Big Wave Surfing in Portugal

Surfing fans need to take note that Portugal is one of the main midwinter venues of the Big Wave Challenge, along with a growing number of other top international surf destinations.

When Nazaré, a charming seaside town on Portugal’s rugged west coast, regularly hosts the Portugal challenge in the winter months with temperatures close to freezing and the waves often as big as a house.

Along with the USA, Portugal is one of the very few countries in the world to stage every type of surfing competition, but the Big Wave Challenge is a truly unique event that combines the awesome spectacle of giant waves with a rare breed of fearless surfer.
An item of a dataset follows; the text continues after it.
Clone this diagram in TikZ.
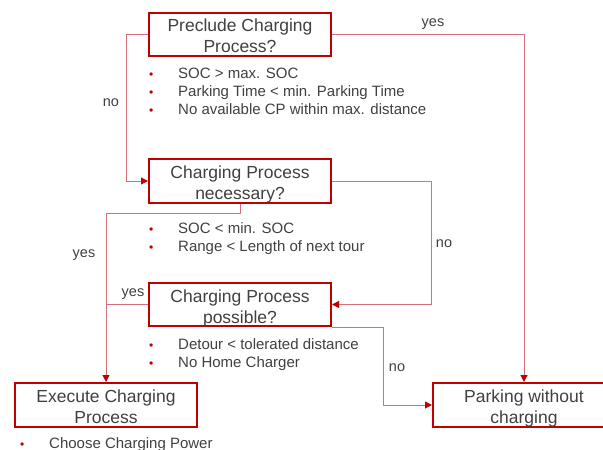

It was an American by the name of Garrett McNamara who can claim the credit for putting Nazaré firmly on the surfing map when he had his bid for a new world record confirmed by the Guinness Book of World Records for riding the largest wave ever.

In early November 2011, Massachusetts-born McNamara was taking part in a competition in Nazaré when a massive wave built up behind him and somehow he managed to stay on his board despite the wave sweeping him up and carrying him a large distance.

Surfing in Portugal

The wave was finally estimated to have been twenty-four metres in height, so McNamara had successfully beaten the previous Guinness World Record set by Mike Parsons at Cortes Bank in southern California in 2008 by approximately half a metre.

McNamara, who first began surfing when he was just eleven years old, was astounded by the scale of his achievement and told reporters at the time: “Everything came together. Everything felt right. It was the most challenging, dangerous wave I’ve ever surfed. Nazaré is the only place in the world where a giant canyon reaches all the way to the beach.”

In January 2013, he broke his own world record by surfing a gigantic thirty-metre wave, also in Nazaré. The record has been broken a couple of times since, but McNamara remains an ambassador for surfing and other high-octane sports in Portugal.

More recently, German surfer Sebastian Steudtner broke the record in October 2020 when he surfed through an 26.2-metre (86-foot) wave.